Repeat the data word for word. Do not include the pictures.

## Start Material

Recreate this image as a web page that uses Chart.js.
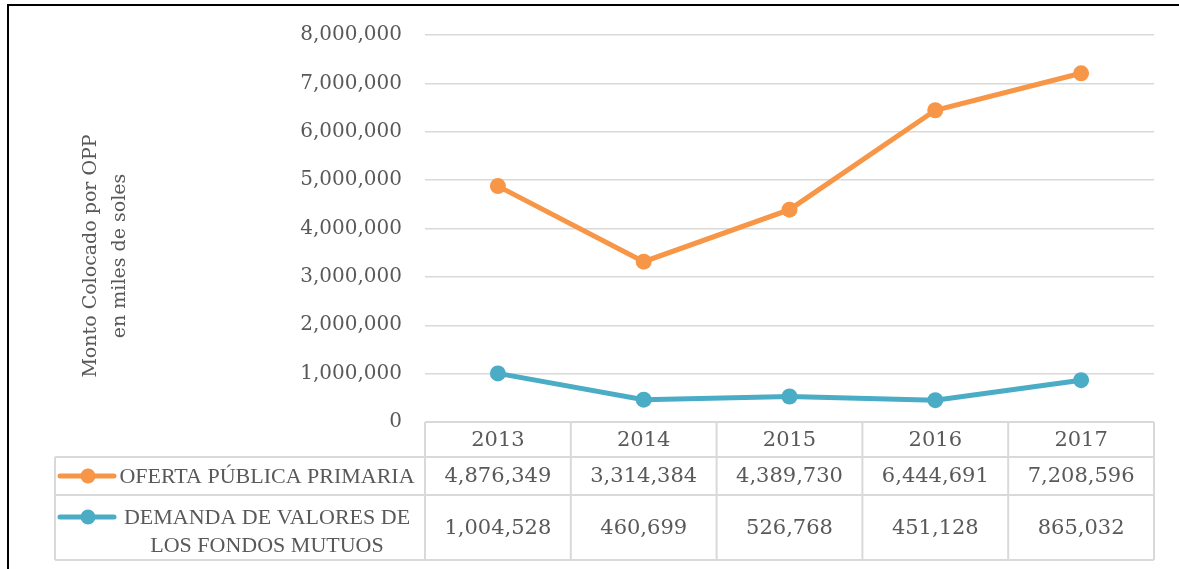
<!DOCTYPE html>
<html>
<head>
<meta charset="utf-8">
<script src="https://cdn.jsdelivr.net/npm/chart.js@4.4.1/dist/chart.umd.min.js"></script>
<style>
  html, body { margin: 0; padding: 0; background: #fff; }
  #wrap { position: relative; width: 1179px; height: 569px; overflow: hidden; }
  #wrap canvas { position: absolute; left: 0; top: 0; }
  #frame { position: absolute; left: 7px; top: 4px; width: 1200px; height: 600px;
           border-left: 2px solid #000; border-top: 2px solid #000; pointer-events: none; }
</style>
</head>
<body>
<div id="wrap">
  <canvas id="chart" width="1179" height="569"></canvas>
  <div id="frame"></div>
</div>
<script>
// Años y montos colocados (miles de soles)
const years = ['2013', '2014', '2015', '2016', '2017'];
const ofertaPublica = [4876349, 3314384, 4389730, 6444691, 7208596];
const demandaFondos = [1004528, 460699, 526768, 451128, 865032];
const seriesLabels = [['OFERTA PÚBLICA PRIMARIA'], ['DEMANDA DE VALORES DE', 'LOS FONDOS MUTUOS']];
const seriesColors = ['#F79646', '#4BACC6'];
const axisTitle = ['Monto Colocado por OPP', 'en miles de soles'];
const yMin = 0, yMax = 8000000, yStep = 1000000;

const textColor = '#595959';
const fmt = v => Number(v).toLocaleString('en-US');

// Vertical axis title, two centred lines
const axisTitlePlugin = {
  id: 'axisTitleLines',
  afterDraw(chart) {
    const ctx = chart.ctx;
    ctx.save();
    ctx.fillStyle = textColor;
    ctx.font = '19px "DejaVu Serif"';
    ctx.textAlign = 'center';
    ctx.textBaseline = 'middle';
    axisTitle.forEach((t, i) => {
      ctx.save();
      ctx.translate(91 + i * 29, 256);
      ctx.rotate(-Math.PI / 2);
      ctx.fillText(t, 0, 0);
      ctx.restore();
    });
    ctx.restore();
  }
};

// Data table under the plot: header with years, one row per series
const dataTablePlugin = {
  id: 'dataTable',
  afterDraw(chart) {
    const { ctx, chartArea: a, scales: { x } } = chart;
    const half = (x.getPixelForValue(1) - x.getPixelForValue(0)) / 2;
    const top = a.bottom, r1 = top + 35, r2 = top + 73, bot = top + 138;
    const labelLeft = 55;
    const line = (x1, y1, x2, y2) => { ctx.beginPath(); ctx.moveTo(x1, y1); ctx.lineTo(x2, y2); ctx.stroke(); };

    ctx.save();
    ctx.strokeStyle = '#d9d9d9';
    ctx.lineWidth = 2;
    line(a.left, top, a.right, top);
    line(labelLeft, r1, a.right, r1);
    line(labelLeft, r2, a.right, r2);
    line(labelLeft, bot, a.right, bot);
    line(labelLeft, r1, labelLeft, bot);
    years.forEach((_, i) => {
      const e = x.getPixelForValue(i) - half;
      line(e, top, e, bot);
    });
    line(a.right, top, a.right, bot);

    ctx.fillStyle = textColor;
    ctx.textAlign = 'center';
    ctx.textBaseline = 'middle';
    ctx.font = '21px "DejaVu Serif"';
    const rows = [ofertaPublica, demandaFondos];
    const rowMid = [(r1 + r2) / 2, (r2 + bot) / 2];
    years.forEach((yr, i) => {
      const cx = x.getPixelForValue(i);
      ctx.fillText(yr, cx, (top + r1) / 2 + 1);
      rows.forEach((vals, k) => ctx.fillText(fmt(vals[i]), cx, rowMid[k] + 1));
    });

    // Row labels with legend keys
    ctx.font = '22px "Liberation Serif"';
    const labelY = [[rowMid[0]], [r2 + 22, r2 + 50]];
    seriesLabels.forEach((lines, k) => {
      const ky = labelY[k][0];
      ctx.strokeStyle = seriesColors[k];
      ctx.lineWidth = 5;
      ctx.lineCap = 'round';
      line(60, ky, 114, ky);
      ctx.fillStyle = seriesColors[k];
      ctx.beginPath(); ctx.arc(88, ky, 7.5, 0, Math.PI * 2); ctx.fill();
      ctx.fillStyle = textColor;
      lines.forEach((t, j) => ctx.fillText(t, 267, labelY[k][j] + 1));
    });
    ctx.restore();
  }
};

new Chart(document.getElementById('chart'), {
  type: 'line',
  data: {
    labels: years,
    datasets: [
      { label: seriesLabels[0].join(' '), data: ofertaPublica, borderColor: seriesColors[0],
        backgroundColor: seriesColors[0], borderWidth: 5, pointRadius: 8, pointBorderWidth: 0,
        tension: 0 },
      { label: seriesLabels[1].join(' '), data: demandaFondos, borderColor: seriesColors[1],
        backgroundColor: seriesColors[1], borderWidth: 5, pointRadius: 8, pointBorderWidth: 0,
        tension: 0 }
    ]
  },
  options: {
    responsive: false,
    animation: false,
    layout: { padding: { top: 35, right: 25, bottom: 147, left: 0 } },
    plugins: { legend: { display: false }, tooltip: { enabled: false } },
    scales: {
      x: { type: 'category', offset: true, display: false },
      y: {
        min: yMin, max: yMax,
        ticks: { stepSize: yStep, padding: 23, color: textColor,
                 font: { family: 'DejaVu Serif', size: 20 }, callback: v => fmt(v) },
        grid: { color: '#d9d9d9', lineWidth: 1.5, drawTicks: false },
        border: { display: false },
        afterFit(scale) { scale.width = 425; }
      }
    }
  },
  plugins: [axisTitlePlugin, dataTablePlugin]
});
</script>
</body>
</html>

## End Material

Solution to this task
Recreate this image as a web page that uses Chart.js.
<!DOCTYPE html>
<html>
<head>
<meta charset="utf-8">
<script src="https://cdn.jsdelivr.net/npm/chart.js@4.4.1/dist/chart.umd.min.js"></script>
<style>
  html, body { margin: 0; padding: 0; background: #fff; }
  #wrap { position: relative; width: 1179px; height: 569px; overflow: hidden; }
  #wrap canvas { position: absolute; left: 0; top: 0; }
  #frame { position: absolute; left: 7px; top: 4px; width: 1200px; height: 600px;
           border-left: 2px solid #000; border-top: 2px solid #000; pointer-events: none; }
</style>
</head>
<body>
<div id="wrap">
  <canvas id="chart" width="1179" height="569"></canvas>
  <div id="frame"></div>
</div>
<script>
// Años y montos colocados (miles de soles)
const years = ['2013', '2014', '2015', '2016', '2017'];
const ofertaPublica = [4876349, 3314384, 4389730, 6444691, 7208596];
const demandaFondos = [1004528, 460699, 526768, 451128, 865032];
const seriesLabels = [['OFERTA PÚBLICA PRIMARIA'], ['DEMANDA DE VALORES DE', 'LOS FONDOS MUTUOS']];
const seriesColors = ['#F79646', '#4BACC6'];
const axisTitle = ['Monto Colocado por OPP', 'en miles de soles'];
const yMin = 0, yMax = 8000000, yStep = 1000000;

const textColor = '#595959';
const fmt = v => Number(v).toLocaleString('en-US');

// Vertical axis title, two centred lines
const axisTitlePlugin = {
  id: 'axisTitleLines',
  afterDraw(chart) {
    const ctx = chart.ctx;
    ctx.save();
    ctx.fillStyle = textColor;
    ctx.font = '19px "DejaVu Serif"';
    ctx.textAlign = 'center';
    ctx.textBaseline = 'middle';
    axisTitle.forEach((t, i) => {
      ctx.save();
      ctx.translate(91 + i * 29, 256);
      ctx.rotate(-Math.PI / 2);
      ctx.fillText(t, 0, 0);
      ctx.restore();
    });
    ctx.restore();
  }
};

// Data table under the plot: header with years, one row per series
const dataTablePlugin = {
  id: 'dataTable',
  afterDraw(chart) {
    const { ctx, chartArea: a, scales: { x } } = chart;
    const half = (x.getPixelForValue(1) - x.getPixelForValue(0)) / 2;
    const top = a.bottom, r1 = top + 35, r2 = top + 73, bot = top + 138;
    const labelLeft = 55;
    const line = (x1, y1, x2, y2) => { ctx.beginPath(); ctx.moveTo(x1, y1); ctx.lineTo(x2, y2); ctx.stroke(); };

    ctx.save();
    ctx.strokeStyle = '#d9d9d9';
    ctx.lineWidth = 2;
    line(a.left, top, a.right, top);
    line(labelLeft, r1, a.right, r1);
    line(labelLeft, r2, a.right, r2);
    line(labelLeft, bot, a.right, bot);
    line(labelLeft, r1, labelLeft, bot);
    years.forEach((_, i) => {
      const e = x.getPixelForValue(i) - half;
      line(e, top, e, bot);
    });
    line(a.right, top, a.right, bot);

    ctx.fillStyle = textColor;
    ctx.textAlign = 'center';
    ctx.textBaseline = 'middle';
    ctx.font = '21px "DejaVu Serif"';
    const rows = [ofertaPublica, demandaFondos];
    const rowMid = [(r1 + r2) / 2, (r2 + bot) / 2];
    years.forEach((yr, i) => {
      const cx = x.getPixelForValue(i);
      ctx.fillText(yr, cx, (top + r1) / 2 + 1);
      rows.forEach((vals, k) => ctx.fillText(fmt(vals[i]), cx, rowMid[k] + 1));
    });

    // Row labels with legend keys
    ctx.font = '22px "Liberation Serif"';
    const labelY = [[rowMid[0]], [r2 + 22, r2 + 50]];
    seriesLabels.forEach((lines, k) => {
      const ky = labelY[k][0];
      ctx.strokeStyle = seriesColors[k];
      ctx.lineWidth = 5;
      ctx.lineCap = 'round';
      line(60, ky, 114, ky);
      ctx.fillStyle = seriesColors[k];
      ctx.beginPath(); ctx.arc(88, ky, 7.5, 0, Math.PI * 2); ctx.fill();
      ctx.fillStyle = textColor;
      lines.forEach((t, j) => ctx.fillText(t, 267, labelY[k][j] + 1));
    });
    ctx.restore();
  }
};

new Chart(document.getElementById('chart'), {
  type: 'line',
  data: {
    labels: years,
    datasets: [
      { label: seriesLabels[0].join(' '), data: ofertaPublica, borderColor: seriesColors[0],
        backgroundColor: seriesColors[0], borderWidth: 5, pointRadius: 8, pointBorderWidth: 0,
        tension: 0 },
      { label: seriesLabels[1].join(' '), data: demandaFondos, borderColor: seriesColors[1],
        backgroundColor: seriesColors[1], borderWidth: 5, pointRadius: 8, pointBorderWidth: 0,
        tension: 0 }
    ]
  },
  options: {
    responsive: false,
    animation: false,
    layout: { padding: { top: 35, right: 25, bottom: 147, left: 0 } },
    plugins: { legend: { display: false }, tooltip: { enabled: false } },
    scales: {
      x: { type: 'category', offset: true, display: false },
      y: {
        min: yMin, max: yMax,
        ticks: { stepSize: yStep, padding: 23, color: textColor,
                 font: { family: 'DejaVu Serif', size: 20 }, callback: v => fmt(v) },
        grid: { color: '#d9d9d9', lineWidth: 1.5, drawTicks: false },
        border: { display: false },
        afterFit(scale) { scale.width = 425; }
      }
    }
  },
  plugins: [axisTitlePlugin, dataTablePlugin]
});
</script>
</body>
</html>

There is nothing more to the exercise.